Detroit, once a 'symbol of industrial dynamist', moved in the post-war era to 'a byword for economic decline and urban decay' (AIA 2008). Today, the vacant plots and thinning population in the city have contributed to its characterization as 'urban prairie' capturing a dramatic transition of some American cities from economic urban centres to urban deserts, devastated by disinvestment, unemployment and racial segregation.
The first stage captures Detroit’s growth to a manufacturing city and a centre of industrial power. The second period corresponds to the gradual decay of Detroit in terms of population decline, erosion of the car industry, and class and race segregation.
The project shows that the physical patterns of the city acted conjointly with social and economic activity to produce different outcomes in the two periods of study. More specifically, the spatial network that once helped to build the interconnected city of industrial manufacture, was gradually expanded and altered facilitating the emergence of the segregated city, based on a different model of spatial accessibility and economic production. The significance of this observation is in showing that the urban fabric possesses social, economic and environmental potential more than what is usually credited for by policy makers, urban designers and planners.
For further information please contact Sophia Psarra on email@example.com
1. Psarra, S., Kickert, C. (2012) Mapping Centrality in Detroit - An Analysis of the Street Network and its Social and Economic Dimensions from 1796 to the Present in Detroit - City of Holes (H. Bekkering & J. M. Thomas, eds. Detroit: MUPress).
The chapter aimed to contribute to the discussion of a significant city in the history of industrialisation and de-industrialisation of cities with a special focus on the spatial factors that contribute to prosperity or decline. These factors are usually neglected as most research into the life cycles of cities foregrounds social and economic dimensions. It was part of a book project with contributions by faculty members from the Taubman College of Architecture + Urban Planning, and was edited by Henco Bekkering (Professor of Urban Design, Faculty of Architecture, Urbanism and Building Sciences, Delft University of Technology) and June Manning Thomas (Professor of Planning, Taubman College of Architecture + Urban Planning, University of Michigan).
2. 3. Psarra, S., Kickert, C. (2011) Detroit - The Fall of the Public Realm: The Street Network and its Social and Economic Dimensions from 1796 to the Present, presentation in the International Seminar of Urban Form, Montreal, Canada, and in 8th International Space Syntax Conference, Santiago, Chile.
A chapter on this project will be published in the book Detroit - City of Holes (H. Bekkering & J. M. Thomas, eds. Detroit: MUPress) disseminating the results of the research to a wide academic community.
This project was exhibited in the CITIESMETHODOLOGIES 2011 exhibition organised by urbanlab (UCL) and show-casing innovative methods in urban research.

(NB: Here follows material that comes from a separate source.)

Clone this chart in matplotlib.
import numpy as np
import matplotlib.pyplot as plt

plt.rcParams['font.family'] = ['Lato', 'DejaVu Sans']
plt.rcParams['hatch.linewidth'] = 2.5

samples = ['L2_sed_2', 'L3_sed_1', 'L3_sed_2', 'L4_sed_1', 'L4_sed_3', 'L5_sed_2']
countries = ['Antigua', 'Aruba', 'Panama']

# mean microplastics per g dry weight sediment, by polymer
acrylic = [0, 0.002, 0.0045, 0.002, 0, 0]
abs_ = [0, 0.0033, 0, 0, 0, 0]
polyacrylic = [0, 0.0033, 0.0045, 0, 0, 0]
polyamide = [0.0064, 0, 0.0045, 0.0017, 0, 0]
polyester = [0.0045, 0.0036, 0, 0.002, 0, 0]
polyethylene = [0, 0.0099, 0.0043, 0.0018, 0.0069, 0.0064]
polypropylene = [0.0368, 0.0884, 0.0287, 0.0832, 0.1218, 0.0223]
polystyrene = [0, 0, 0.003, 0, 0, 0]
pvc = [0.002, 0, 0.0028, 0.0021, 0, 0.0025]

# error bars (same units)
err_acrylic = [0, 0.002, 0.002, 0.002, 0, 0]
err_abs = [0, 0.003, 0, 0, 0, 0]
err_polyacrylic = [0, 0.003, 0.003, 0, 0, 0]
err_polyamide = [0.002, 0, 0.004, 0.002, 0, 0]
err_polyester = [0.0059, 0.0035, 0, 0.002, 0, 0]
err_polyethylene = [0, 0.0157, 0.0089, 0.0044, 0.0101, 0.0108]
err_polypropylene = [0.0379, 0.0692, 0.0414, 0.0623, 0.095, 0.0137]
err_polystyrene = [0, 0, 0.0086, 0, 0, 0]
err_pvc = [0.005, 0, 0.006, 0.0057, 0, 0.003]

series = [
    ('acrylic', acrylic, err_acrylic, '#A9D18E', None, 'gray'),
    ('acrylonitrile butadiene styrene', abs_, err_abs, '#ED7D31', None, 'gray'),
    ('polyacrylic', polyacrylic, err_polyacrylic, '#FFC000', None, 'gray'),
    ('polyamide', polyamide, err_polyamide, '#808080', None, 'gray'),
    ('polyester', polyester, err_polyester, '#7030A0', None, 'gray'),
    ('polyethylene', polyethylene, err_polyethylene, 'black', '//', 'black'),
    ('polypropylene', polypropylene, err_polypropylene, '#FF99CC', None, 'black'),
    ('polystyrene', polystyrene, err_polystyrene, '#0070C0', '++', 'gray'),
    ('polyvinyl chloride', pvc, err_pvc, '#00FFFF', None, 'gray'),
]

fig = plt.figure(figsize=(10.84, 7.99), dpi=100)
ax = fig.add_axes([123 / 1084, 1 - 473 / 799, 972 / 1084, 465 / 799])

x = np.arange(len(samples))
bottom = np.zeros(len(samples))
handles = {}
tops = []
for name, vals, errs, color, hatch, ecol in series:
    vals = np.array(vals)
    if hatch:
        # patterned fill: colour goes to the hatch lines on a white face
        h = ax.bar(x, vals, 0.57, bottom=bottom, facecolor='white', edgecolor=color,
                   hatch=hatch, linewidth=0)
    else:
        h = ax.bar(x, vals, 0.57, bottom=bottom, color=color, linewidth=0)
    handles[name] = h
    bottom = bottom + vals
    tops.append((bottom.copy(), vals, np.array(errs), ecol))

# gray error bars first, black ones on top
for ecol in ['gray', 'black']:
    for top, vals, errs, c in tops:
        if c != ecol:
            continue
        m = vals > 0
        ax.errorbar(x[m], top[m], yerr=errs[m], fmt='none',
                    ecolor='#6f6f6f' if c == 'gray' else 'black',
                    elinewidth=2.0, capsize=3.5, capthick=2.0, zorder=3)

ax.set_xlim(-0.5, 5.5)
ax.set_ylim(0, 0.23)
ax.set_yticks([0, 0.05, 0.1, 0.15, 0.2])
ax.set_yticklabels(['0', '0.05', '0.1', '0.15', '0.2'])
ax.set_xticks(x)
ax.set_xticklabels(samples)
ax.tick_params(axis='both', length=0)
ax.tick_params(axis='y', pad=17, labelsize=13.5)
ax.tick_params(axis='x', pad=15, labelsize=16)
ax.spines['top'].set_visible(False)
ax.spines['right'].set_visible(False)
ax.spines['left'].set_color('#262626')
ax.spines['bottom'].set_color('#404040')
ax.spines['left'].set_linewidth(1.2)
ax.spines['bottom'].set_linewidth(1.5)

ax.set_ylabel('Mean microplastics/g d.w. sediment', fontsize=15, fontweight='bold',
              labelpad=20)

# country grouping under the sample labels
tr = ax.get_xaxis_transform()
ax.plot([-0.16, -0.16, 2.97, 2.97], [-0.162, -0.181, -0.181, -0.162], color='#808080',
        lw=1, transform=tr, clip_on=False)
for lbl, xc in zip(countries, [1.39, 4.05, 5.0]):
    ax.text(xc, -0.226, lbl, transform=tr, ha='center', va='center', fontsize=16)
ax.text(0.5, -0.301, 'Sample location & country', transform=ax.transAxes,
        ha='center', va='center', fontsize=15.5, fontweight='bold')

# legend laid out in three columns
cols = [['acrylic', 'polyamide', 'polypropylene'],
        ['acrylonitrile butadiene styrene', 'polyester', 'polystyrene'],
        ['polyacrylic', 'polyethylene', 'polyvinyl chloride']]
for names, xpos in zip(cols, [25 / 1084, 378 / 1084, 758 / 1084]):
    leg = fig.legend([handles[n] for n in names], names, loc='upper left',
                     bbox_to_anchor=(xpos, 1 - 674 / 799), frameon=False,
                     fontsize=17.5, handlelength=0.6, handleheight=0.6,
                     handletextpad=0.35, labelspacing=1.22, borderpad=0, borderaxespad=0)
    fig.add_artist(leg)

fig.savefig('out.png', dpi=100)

The purpose of the exhibit was to communicate to the public how research using space syntax can help to address challenging urban problems, through a case of urban devastation that is unprecedented and largely unknown to European audiences. The intention was also to explain complex research material by visual means, highlighting the importance of visual literacy for researchers, and analytic literacy for designers.